What is asked: Transcribe each line of the material as it is, and drop any picture.
══ Recorded data ══
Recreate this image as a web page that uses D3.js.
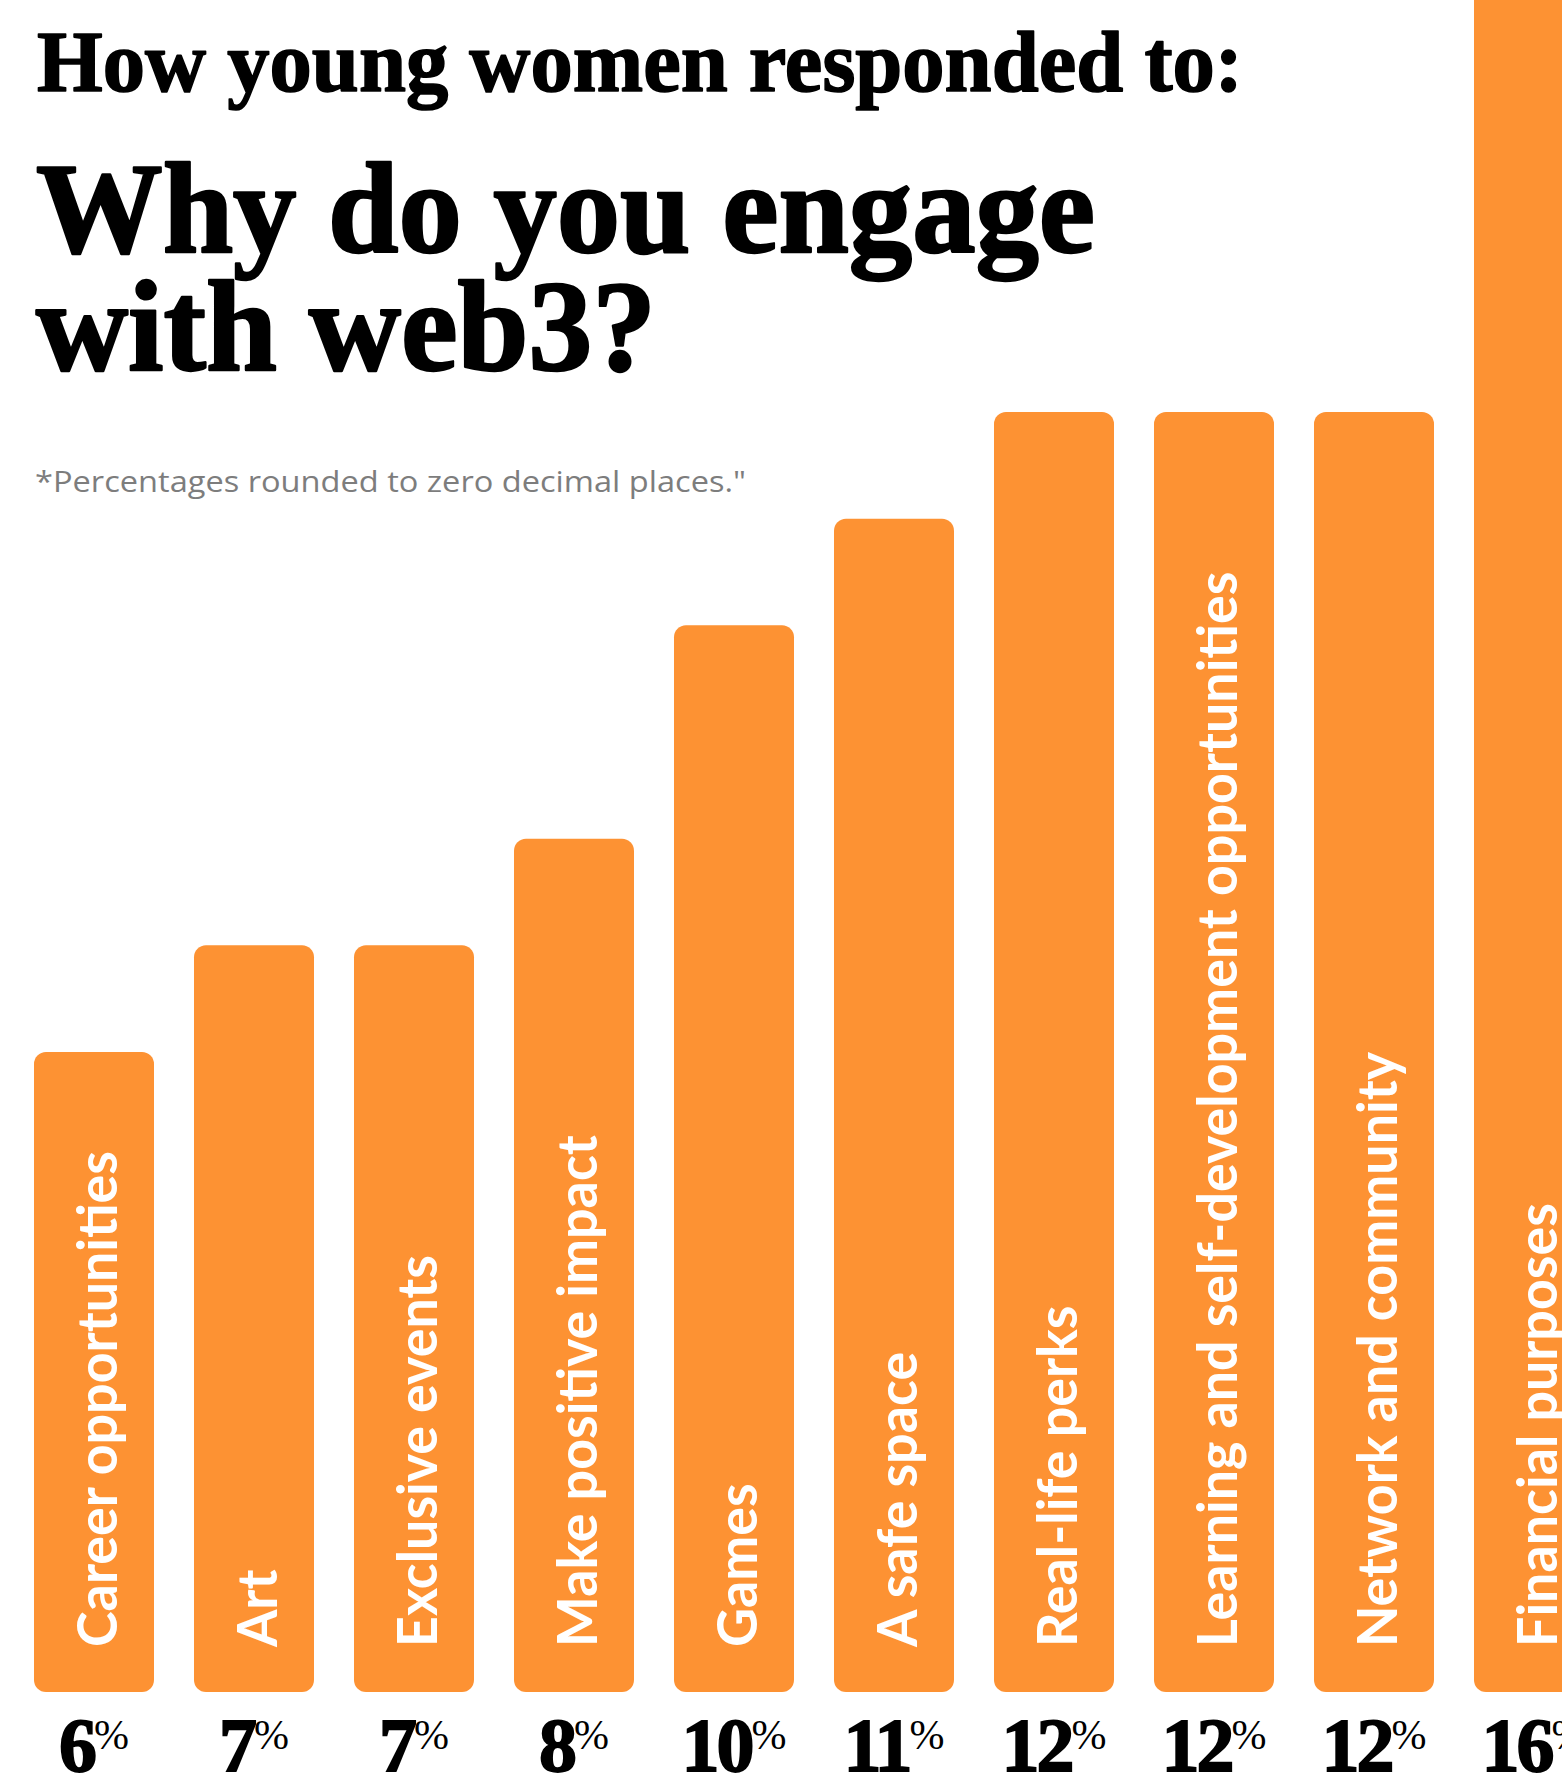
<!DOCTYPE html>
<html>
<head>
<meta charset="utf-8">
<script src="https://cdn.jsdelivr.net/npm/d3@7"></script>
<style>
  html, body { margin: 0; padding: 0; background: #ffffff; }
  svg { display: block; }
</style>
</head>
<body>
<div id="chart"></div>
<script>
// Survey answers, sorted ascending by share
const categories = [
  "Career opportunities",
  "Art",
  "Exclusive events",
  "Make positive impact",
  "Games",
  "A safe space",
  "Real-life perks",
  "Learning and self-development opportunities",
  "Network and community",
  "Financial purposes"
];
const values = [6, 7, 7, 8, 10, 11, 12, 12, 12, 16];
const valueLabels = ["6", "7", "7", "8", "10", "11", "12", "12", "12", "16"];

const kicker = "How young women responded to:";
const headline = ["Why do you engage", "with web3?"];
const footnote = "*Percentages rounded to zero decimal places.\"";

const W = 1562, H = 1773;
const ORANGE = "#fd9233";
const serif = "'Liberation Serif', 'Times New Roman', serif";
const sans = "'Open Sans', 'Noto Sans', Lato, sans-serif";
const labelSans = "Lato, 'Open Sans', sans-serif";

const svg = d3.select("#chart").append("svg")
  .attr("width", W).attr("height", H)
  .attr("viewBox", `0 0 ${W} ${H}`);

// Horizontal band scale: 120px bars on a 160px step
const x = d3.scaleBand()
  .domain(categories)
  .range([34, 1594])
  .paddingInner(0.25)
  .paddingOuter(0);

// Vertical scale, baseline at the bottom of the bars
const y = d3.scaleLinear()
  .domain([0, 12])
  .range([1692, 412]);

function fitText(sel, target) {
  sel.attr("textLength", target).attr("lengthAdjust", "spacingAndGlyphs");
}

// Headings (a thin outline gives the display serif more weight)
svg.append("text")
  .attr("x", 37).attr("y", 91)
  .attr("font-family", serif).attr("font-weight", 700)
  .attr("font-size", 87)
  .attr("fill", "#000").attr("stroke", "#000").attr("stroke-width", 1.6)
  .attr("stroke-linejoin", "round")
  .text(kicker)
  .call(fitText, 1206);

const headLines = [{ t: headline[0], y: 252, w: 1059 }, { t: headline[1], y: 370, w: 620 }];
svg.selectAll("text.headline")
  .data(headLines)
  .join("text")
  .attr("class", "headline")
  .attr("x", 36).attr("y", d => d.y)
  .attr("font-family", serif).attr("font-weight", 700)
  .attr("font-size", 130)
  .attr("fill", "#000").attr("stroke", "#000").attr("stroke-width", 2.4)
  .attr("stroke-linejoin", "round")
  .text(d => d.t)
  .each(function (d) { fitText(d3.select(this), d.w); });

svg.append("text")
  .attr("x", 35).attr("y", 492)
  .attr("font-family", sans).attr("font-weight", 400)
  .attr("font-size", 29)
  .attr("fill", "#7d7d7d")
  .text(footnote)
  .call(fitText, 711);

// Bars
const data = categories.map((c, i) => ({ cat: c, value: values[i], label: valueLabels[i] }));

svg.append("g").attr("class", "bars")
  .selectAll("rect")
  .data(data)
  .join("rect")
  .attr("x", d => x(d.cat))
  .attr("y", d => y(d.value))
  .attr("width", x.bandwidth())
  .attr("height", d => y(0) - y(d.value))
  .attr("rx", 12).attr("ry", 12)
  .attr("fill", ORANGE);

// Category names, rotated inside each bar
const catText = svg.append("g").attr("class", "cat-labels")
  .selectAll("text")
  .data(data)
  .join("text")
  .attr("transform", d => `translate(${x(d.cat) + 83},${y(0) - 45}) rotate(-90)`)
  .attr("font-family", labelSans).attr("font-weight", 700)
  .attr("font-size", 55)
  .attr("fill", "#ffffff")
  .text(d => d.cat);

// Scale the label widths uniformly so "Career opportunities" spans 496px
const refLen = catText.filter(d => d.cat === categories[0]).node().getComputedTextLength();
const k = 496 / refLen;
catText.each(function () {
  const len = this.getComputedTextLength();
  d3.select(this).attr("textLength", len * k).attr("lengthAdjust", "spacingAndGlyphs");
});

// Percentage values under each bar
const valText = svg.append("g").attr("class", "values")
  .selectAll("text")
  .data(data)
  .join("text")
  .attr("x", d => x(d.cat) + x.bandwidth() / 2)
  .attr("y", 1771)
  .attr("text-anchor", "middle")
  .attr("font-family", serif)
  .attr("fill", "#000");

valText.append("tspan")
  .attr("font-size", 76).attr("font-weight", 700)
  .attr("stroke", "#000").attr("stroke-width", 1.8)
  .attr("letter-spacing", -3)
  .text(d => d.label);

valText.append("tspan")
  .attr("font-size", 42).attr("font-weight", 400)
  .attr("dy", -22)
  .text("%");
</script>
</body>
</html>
═══
Result of this task:
Recreate this image as a web page that uses D3.js.
<!DOCTYPE html>
<html>
<head>
<meta charset="utf-8">
<script src="https://cdn.jsdelivr.net/npm/d3@7"></script>
<style>
  html, body { margin: 0; padding: 0; background: #ffffff; }
  svg { display: block; }
</style>
</head>
<body>
<div id="chart"></div>
<script>
// Survey answers, sorted ascending by share
const categories = [
  "Career opportunities",
  "Art",
  "Exclusive events",
  "Make positive impact",
  "Games",
  "A safe space",
  "Real-life perks",
  "Learning and self-development opportunities",
  "Network and community",
  "Financial purposes"
];
const values = [6, 7, 7, 8, 10, 11, 12, 12, 12, 16];
const valueLabels = ["6", "7", "7", "8", "10", "11", "12", "12", "12", "16"];

const kicker = "How young women responded to:";
const headline = ["Why do you engage", "with web3?"];
const footnote = "*Percentages rounded to zero decimal places.\"";

const W = 1562, H = 1773;
const ORANGE = "#fd9233";
const serif = "'Liberation Serif', 'Times New Roman', serif";
const sans = "'Open Sans', 'Noto Sans', Lato, sans-serif";
const labelSans = "Lato, 'Open Sans', sans-serif";

const svg = d3.select("#chart").append("svg")
  .attr("width", W).attr("height", H)
  .attr("viewBox", `0 0 ${W} ${H}`);

// Horizontal band scale: 120px bars on a 160px step
const x = d3.scaleBand()
  .domain(categories)
  .range([34, 1594])
  .paddingInner(0.25)
  .paddingOuter(0);

// Vertical scale, baseline at the bottom of the bars
const y = d3.scaleLinear()
  .domain([0, 12])
  .range([1692, 412]);

function fitText(sel, target) {
  sel.attr("textLength", target).attr("lengthAdjust", "spacingAndGlyphs");
}

// Headings (a thin outline gives the display serif more weight)
svg.append("text")
  .attr("x", 37).attr("y", 91)
  .attr("font-family", serif).attr("font-weight", 700)
  .attr("font-size", 87)
  .attr("fill", "#000").attr("stroke", "#000").attr("stroke-width", 1.6)
  .attr("stroke-linejoin", "round")
  .text(kicker)
  .call(fitText, 1206);

const headLines = [{ t: headline[0], y: 252, w: 1059 }, { t: headline[1], y: 370, w: 620 }];
svg.selectAll("text.headline")
  .data(headLines)
  .join("text")
  .attr("class", "headline")
  .attr("x", 36).attr("y", d => d.y)
  .attr("font-family", serif).attr("font-weight", 700)
  .attr("font-size", 130)
  .attr("fill", "#000").attr("stroke", "#000").attr("stroke-width", 2.4)
  .attr("stroke-linejoin", "round")
  .text(d => d.t)
  .each(function (d) { fitText(d3.select(this), d.w); });

svg.append("text")
  .attr("x", 35).attr("y", 492)
  .attr("font-family", sans).attr("font-weight", 400)
  .attr("font-size", 29)
  .attr("fill", "#7d7d7d")
  .text(footnote)
  .call(fitText, 711);

// Bars
const data = categories.map((c, i) => ({ cat: c, value: values[i], label: valueLabels[i] }));

svg.append("g").attr("class", "bars")
  .selectAll("rect")
  .data(data)
  .join("rect")
  .attr("x", d => x(d.cat))
  .attr("y", d => y(d.value))
  .attr("width", x.bandwidth())
  .attr("height", d => y(0) - y(d.value))
  .attr("rx", 12).attr("ry", 12)
  .attr("fill", ORANGE);

// Category names, rotated inside each bar
const catText = svg.append("g").attr("class", "cat-labels")
  .selectAll("text")
  .data(data)
  .join("text")
  .attr("transform", d => `translate(${x(d.cat) + 83},${y(0) - 45}) rotate(-90)`)
  .attr("font-family", labelSans).attr("font-weight", 700)
  .attr("font-size", 55)
  .attr("fill", "#ffffff")
  .text(d => d.cat);

// Scale the label widths uniformly so "Career opportunities" spans 496px
const refLen = catText.filter(d => d.cat === categories[0]).node().getComputedTextLength();
const k = 496 / refLen;
catText.each(function () {
  const len = this.getComputedTextLength();
  d3.select(this).attr("textLength", len * k).attr("lengthAdjust", "spacingAndGlyphs");
});

// Percentage values under each bar
const valText = svg.append("g").attr("class", "values")
  .selectAll("text")
  .data(data)
  .join("text")
  .attr("x", d => x(d.cat) + x.bandwidth() / 2)
  .attr("y", 1771)
  .attr("text-anchor", "middle")
  .attr("font-family", serif)
  .attr("fill", "#000");

valText.append("tspan")
  .attr("font-size", 76).attr("font-weight", 700)
  .attr("stroke", "#000").attr("stroke-width", 1.8)
  .attr("letter-spacing", -3)
  .text(d => d.label);

valText.append("tspan")
  .attr("font-size", 42).attr("font-weight", 400)
  .attr("dy", -22)
  .text("%");
</script>
</body>
</html>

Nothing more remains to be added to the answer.